Drivers everywhere have seen a worsening of their conditions, with an increased risk of being infected by COVID-19 and the lack of basic health and safety provision. Bus workers in Manchester must look at the pernicious role Unite have played in suppressing the struggle of their brothers and sisters in London, who have been fighting to defend their health, safety and very lives during the pandemic. To date 33 London bus workers have lost their lives due to COVID-19.
Last month, bus workers at Arriva and Metroline garages in London voted overwhelmingly in favour of industrial action in two consultative ballots. On August 7, drivers at Arriva North and Arriva South voted to strike for a “COVID payment.” The “yes” vote was more than 98 percent, with 1,675 voting in favour. Drivers were angered at having to work longer hours on Sunday rosters throughout the national lockdown, and only receiving lower Monday–Friday pay rates—effectively a huge wage cut for risking their lives as frontline workers. A separate ballot held a few days later at four Metroline West garages over the introduction of remote sign-on and a range of other health and safety issues received almost total backing among 523 drivers involved. At three garages, Alperton, Greenford and Willesden Junction, the vote was unanimous.
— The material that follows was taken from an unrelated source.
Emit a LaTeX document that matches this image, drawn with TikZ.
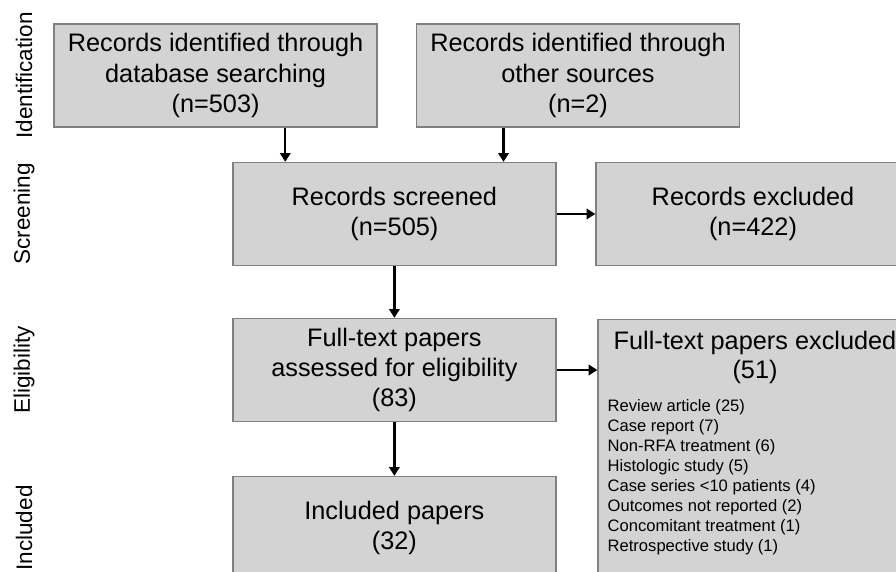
\documentclass[tikz,border=0pt]{standalone}
\usepackage{fontspec}
\setmainfont{Liberation Sans}
\usetikzlibrary{arrows.meta}
\definecolor{boxfill}{RGB}{211,211,211}
\definecolor{boxline}{RGB}{128,128,128}

\begin{document}
\begin{tikzpicture}[
  box/.style={rectangle, draw=boxline, line width=0.9pt, fill=boxfill, align=center,
    minimum width=8.075cm, minimum height=2.575cm, inner sep=0pt,
    font=\fontsize{18}{21.6}\selectfont},
  sidebox/.style={box, minimum width=7.85cm},
  phase/.style={rotate=90, font=\fontsize{16}{19}\selectfont},
  flow/.style={line width=1.6pt, -{Triangle[length=0.22cm, width=0.26cm]}}
]
  \clip (0,0) rectangle (22.4,14.3);

  % PHASES
  \node [phase] (identification) at (0.6,12.41) {Identification};
  \node [phase] (screening) at (0.6,8.95) {Screening};
  \node [phase] (eligibility) at (0.6,5.05) {Eligibility};
  \node [phase] (includedphase) at (0.6,1.1) {Included};

  % TOP
  \node [box] (db) at (5.39,12.41) {Records identified through\\database searching\\(n=503)};
  \node [box] (other) at (14.45,12.41) {Records identified through\\other sources\\(n=2)};

  % SCREENING
  \node [box] (screened) at (9.86,8.95) {Records screened\\(n=505)};
  \node [sidebox] (excl) at (18.825,8.95) {Records excluded\\(n=422)};

  % ELIGIBILITY
  \node [box] (fulltext) at (9.86,5.05) {Full-text papers\\assessed for eligibility\\(83)};
  \node [sidebox, anchor=north, minimum height=7.5cm] (fullexcl) at (18.875,6.325) {};
  \node [anchor=north, align=center, inner sep=0pt, font=\fontsize{18}{21}\selectfont]
    (fullexcltitle) at ([yshift=-0.29cm]fullexcl.north) {Full-text papers excluded\\(51)};
  \node [anchor=north west, align=left, inner sep=0pt, font=\fontsize{11.8}{14.2}\selectfont]
    (reasons) at ([xshift=0.25cm, yshift=-2.0cm]fullexcl.north west)
    {Review article (25)\\Case report (7)\\Non-RFA treatment (6)\\Histologic study (5)\\
     Case series <10 patients (4)\\Outcomes not reported (2)\\Concomitant treatment (1)\\
     Retrospective study (1)};

  % BOTTOM
  \node [box] (included) at (9.86,1.1) {Included papers\\(32)};

  % ARROWS
  \coordinate (inL) at ([xshift=1.325cm]screened.north west);
  \coordinate (inR) at ([xshift=-1.325cm]screened.north east);
  \draw [flow] (db.south -| inL) -- (inL);
  \draw [flow] (other.south -| inR) -- (inR);
  \draw [flow] (screened.east) -- (excl.west);
  \draw [flow] (screened.south) -- (fulltext.north);
  \draw [flow] (fulltext.east) -- (fulltext.east -| fullexcl.west);
  \draw [flow] (fulltext.south) -- (included.north);

\end{tikzpicture}
\end{document}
All these votes are being sat on by the union bureaucracy, who intend to do nothing. There have been a number of protests outside the Manchester Queens Road bus depot organised by officials from Manchester Trades Council, Labour’s Momentum group, and supporters of the pseudo-left Counterfire. Some buses have been delayed in leaving the garage and on several occasions the police have been called.
The purpose of these protests is to cover for Unite’s refusal to organise any real fightback.
To take forward the struggle against Go Ahead, bus drivers must organise themselves independently of the trade unions and their backers among the pseudo-left milieu. This demands the building of rank-and-file workers safety committees at every bus depot. These committees must start from the needs of workers and not the best way to keep the company profitable.
Workers in Manchester should emulate the move by London bus drivers at a number of garages who this week set up the London Bus Drivers Rank-and-File Safety Committee. The main resolution passed by the drivers reads, “Independent action is needed because the trade unions work on behalf of the companies and the government in suppressing opposition from below. During the first wave of the pandemic, as COVID-19 was killing drivers, Unite joined with TfL and the bus companies to insist that PPE was ‘not recommended,’ pledging ‘industrial harmony.’ Members who criticised Unite’s actions were suspended from the union.”
The resolution concluded, “We call on fellow bus and transport workers at garages in London and beyond to stand with us in this fight. Help establish a network of rank-and-file committees to take this fight forward.”